* _Description of the task_
Output the first line of the listing and each line after it, up to and including the line that contains "const yTicks = [0, 1, 2, 3, 4, 5];", exactly as written, minus the pictures.

++++++

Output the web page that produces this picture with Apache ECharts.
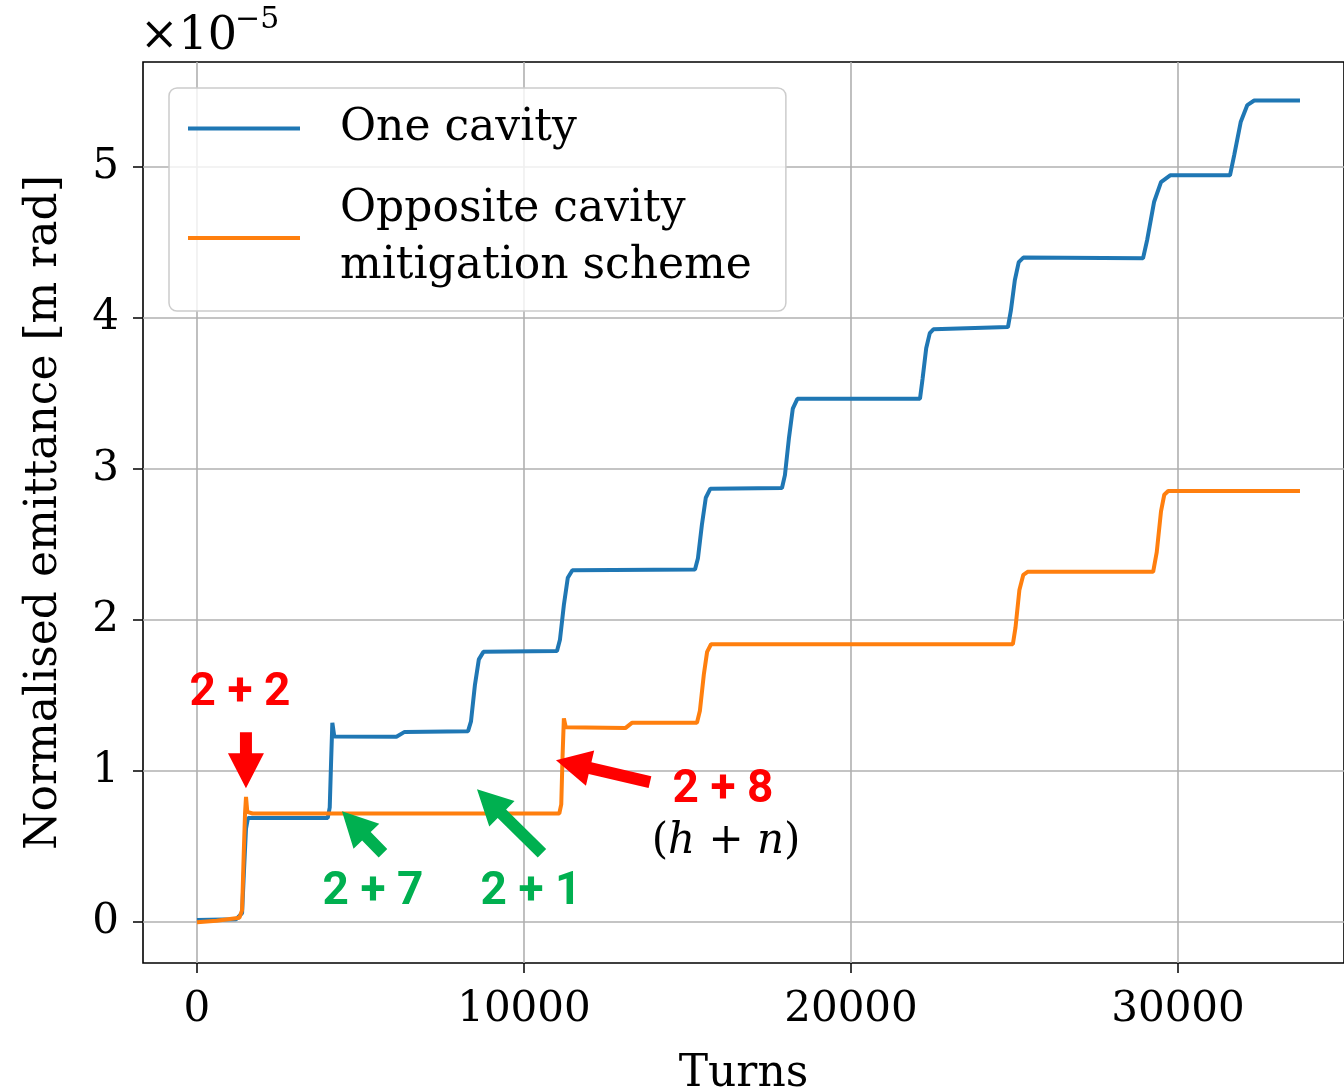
<!DOCTYPE html>
<html>
<head>
<meta charset="utf-8">
<script src="https://cdn.jsdelivr.net/npm/echarts@6/dist/echarts.min.js"></script>
<style>
  html, body { margin: 0; padding: 0; background: #ffffff; }
  #chart { width: 1344px; height: 1092px; }
</style>
</head>
<body>
<div id="chart"></div>
<script>
// Axis ticks
const xTicks = [0, 10000, 20000, 30000];
const yTicks = [0, 1, 2, 3, 4, 5];

// Normalised emittance (units of 1e-5 m rad) versus turn number
const oneCavityTurns = [
  0, 1200, 1380, 1440, 1500, 1560, 4000, 4060, 4100, 4140, 4200, 6100, 6350,
  8290, 8380, 8500, 8620, 8760, 11010, 11100, 11220, 11340, 11480,
  15230, 15320, 15440, 15560, 15700, 17890, 17980, 18100, 18220, 18360,
  22110, 22190, 22300, 22410, 22520, 24800, 24890, 25010, 25130, 25270,
  28930, 29060, 29270, 29480, 29760, 31590, 31720, 31920, 32120, 32330, 33730
];
const oneCavityEmittance = [
  0.015, 0.02, 0.06, 0.35, 0.62, 0.69, 0.69, 0.76, 1.05, 1.32, 1.23, 1.228, 1.26,
  1.265, 1.33, 1.57, 1.74, 1.79, 1.795, 1.87, 2.1, 2.28, 2.33,
  2.335, 2.41, 2.63, 2.81, 2.87, 2.875, 2.96, 3.2, 3.4, 3.465,
  3.465, 3.6, 3.8, 3.9, 3.925, 3.94, 4.05, 4.25, 4.37, 4.4,
  4.395, 4.52, 4.77, 4.9, 4.945, 4.945, 5.08, 5.3, 5.41, 5.44, 5.44
];
const oppositeTurns = [
  0, 600, 1300, 1380, 1430, 1470, 1500, 1540, 1700, 11080, 11140, 11180, 11220, 11280,
  13100, 13300, 15290, 15380, 15500, 15600, 15720, 24950, 25030, 25150, 25270, 25400,
  29240, 29350, 29480, 29580, 29700, 33730
];
const oppositeEmittance = [
  0.0, 0.01, 0.03, 0.08, 0.45, 0.72, 0.83, 0.73, 0.72, 0.72, 0.78, 1.1, 1.35, 1.29,
  1.285, 1.32, 1.32, 1.4, 1.64, 1.79, 1.84, 1.84, 1.95, 2.2, 2.3, 2.32,
  2.32, 2.45, 2.72, 2.83, 2.855, 2.855
];

const seriesNames = ['One cavity', 'Opposite cavity\nmitigation scheme'];

// Harmonic pairs (h + n) pointed out on the curves
const harmonicTexts = ['2 + 2', '2 + 7', '2 + 1', '2 + 8'];

// Label anchors and arrow tail/tip, in axis units [turns, emittance]
const harmonicLayout = [
  { label: [1315, 1.517],  tail: [1498, 1.258],  tip: [1498, 0.887], colour: '#ff0000' },
  { label: [5382, 0.199],  tail: [5688, 0.457],  tip: [4434, 0.735], colour: '#00b050' },
  { label: [10214, 0.199], tail: [10550, 0.457], tip: [8563, 0.881], colour: '#00b050' },
  { label: [16085, 0.874], tail: [13853, 0.927], tip: [10979, 1.073], colour: '#ff0000' }
];
const hnNoteAt = [16180, 0.53];

const serif = 'DejaVu Serif';
const toPairs = (xs, ys) => xs.map((x, i) => [x, ys[i]]);

const chart = echarts.init(document.getElementById('chart'), null, { renderer: 'canvas' });

chart.setOption({
  animation: false,
  backgroundColor: '#ffffff',
  grid: {
    left: 143, top: 62, right: 0, bottom: 129,
    outerBoundsMode: 'none',
    show: true, borderColor: '#000000', borderWidth: 1.6, backgroundColor: 'transparent'
  },
  legend: {
    orient: 'vertical',
    left: 169, top: 88,
    padding: [12, 34, 16, 19],
    itemGap: 24,
    itemWidth: 112, itemHeight: 4,
    icon: 'rect',
    backgroundColor: 'rgba(255,255,255,0.8)',
    borderColor: '#cccccc', borderWidth: 1.5, borderRadius: 8,
    textStyle: {
      fontFamily: serif, fontSize: 44, color: '#000000',
      lineHeight: 57, padding: [0, 0, 0, 35]
    },
    data: seriesNames
  },
  xAxis: {
    type: 'value',
    min: -1650, max: 35076,
    name: 'Turns',
    nameLocation: 'middle', nameGap: 90,
    nameTextStyle: { fontFamily: serif, fontSize: 44, color: '#000000' },
    axisLine: { show: false, onZero: false },
    axisTick: { show: true, customValues: xTicks, length: 10, lineStyle: { color: '#000', width: 1.5 } },
    axisLabel: {
      customValues: xTicks, margin: 26, fontFamily: serif, fontSize: 42, color: '#000000',
      formatter: (v) => String(v)
    },
    splitLine: { show: true, lineStyle: { color: '#b0b0b0', width: 1.6 } }
  },
  yAxis: {
    type: 'value',
    min: -0.27, max: 5.695,
    name: 'Normalised emittance [m rad]',
    nameLocation: 'middle', nameGap: 76,
    nameTextStyle: { fontFamily: serif, fontSize: 44, color: '#000000' },
    axisLine: { show: false, onZero: false },
    axisTick: { show: true, customValues: yTicks, length: 10, lineStyle: { color: '#000', width: 1.5 } },
    axisLabel: { customValues: yTicks, margin: 24, fontFamily: serif, fontSize: 42, color: '#000000' },
    splitLine: { show: true, lineStyle: { color: '#b0b0b0', width: 1.6 } }
  },
  series: [
    {
      name: seriesNames[0], type: 'line', showSymbol: false, symbol: 'none',
      color: '#1f77b4', lineStyle: { width: 4, color: '#1f77b4' },
      data: toPairs(oneCavityTurns, oneCavityEmittance), z: 2
    },
    {
      name: seriesNames[1], type: 'line', showSymbol: false, symbol: 'none',
      color: '#ff7f0e', lineStyle: { width: 4, color: '#ff7f0e' },
      data: toPairs(oppositeTurns, oppositeEmittance), z: 3
    }
  ]
});

// Arrow polygon from tail to tip (pixel space)
function arrowPoints(p0, p1, shaftW, headW, headL) {
  const dx = p1[0] - p0[0], dy = p1[1] - p0[1];
  const len = Math.hypot(dx, dy);
  const ux = dx / len, uy = dy / len;
  const nx = -uy, ny = ux;
  const bx = p1[0] - ux * headL, by = p1[1] - uy * headL;
  const s = shaftW / 2, h = headW / 2;
  return [
    [p0[0] + nx * s, p0[1] + ny * s],
    [bx + nx * s, by + ny * s],
    [bx + nx * h, by + ny * h],
    [p1[0], p1[1]],
    [bx - nx * h, by - ny * h],
    [bx - nx * s, by - ny * s],
    [p0[0] - nx * s, p0[1] - ny * s]
  ];
}

const px = (pt) => chart.convertToPixel({ gridIndex: 0 }, pt);
const graphics = [];

harmonicLayout.forEach((a, i) => {
  graphics.push({
    type: 'polygon', z: 20,
    shape: { points: arrowPoints(px(a.tail), px(a.tip), 12, 36, 35) },
    style: { fill: a.colour }
  });
  const c = px(a.label);
  graphics.push({
    type: 'text', z: 20, x: c[0], y: c[1],
    style: {
      text: harmonicTexts[i], fill: a.colour,
      font: 'bold 46px Roboto', align: 'center', verticalAlign: 'middle'
    }
  });
});

const note = px(hnNoteAt);
graphics.push({
  type: 'text', z: 20, x: note[0], y: note[1],
  style: {
    text: '{p|(}{i|h}{p| + }{i|n}{p|)}',
    align: 'center', verticalAlign: 'middle',
    rich: {
      p: { fontFamily: serif, fontSize: 42, fill: '#000000' },
      i: { fontFamily: serif, fontSize: 42, fontStyle: 'italic', fill: '#000000' }
    }
  }
});

// Axis multiplier above the y axis
graphics.push({
  type: 'text', x: 140, y: 37,
  style: { text: '×10', font: '46px "DejaVu Serif"', fill: '#000000', align: 'left', verticalAlign: 'middle' }
});
graphics.push({
  type: 'text', x: 235, y: 20,
  style: { text: '−5', font: '30px "DejaVu Serif"', fill: '#000000', align: 'left', verticalAlign: 'middle' }
});

chart.setOption({ graphic: graphics });
</script>
</body>
</html>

++++++

* _Response_
Output the web page that produces this picture with Apache ECharts.
<!DOCTYPE html>
<html>
<head>
<meta charset="utf-8">
<script src="https://cdn.jsdelivr.net/npm/echarts@6/dist/echarts.min.js"></script>
<style>
  html, body { margin: 0; padding: 0; background: #ffffff; }
  #chart { width: 1344px; height: 1092px; }
</style>
</head>
<body>
<div id="chart"></div>
<script>
// Axis ticks
const xTicks = [0, 10000, 20000, 30000];
const yTicks = [0, 1, 2, 3, 4, 5];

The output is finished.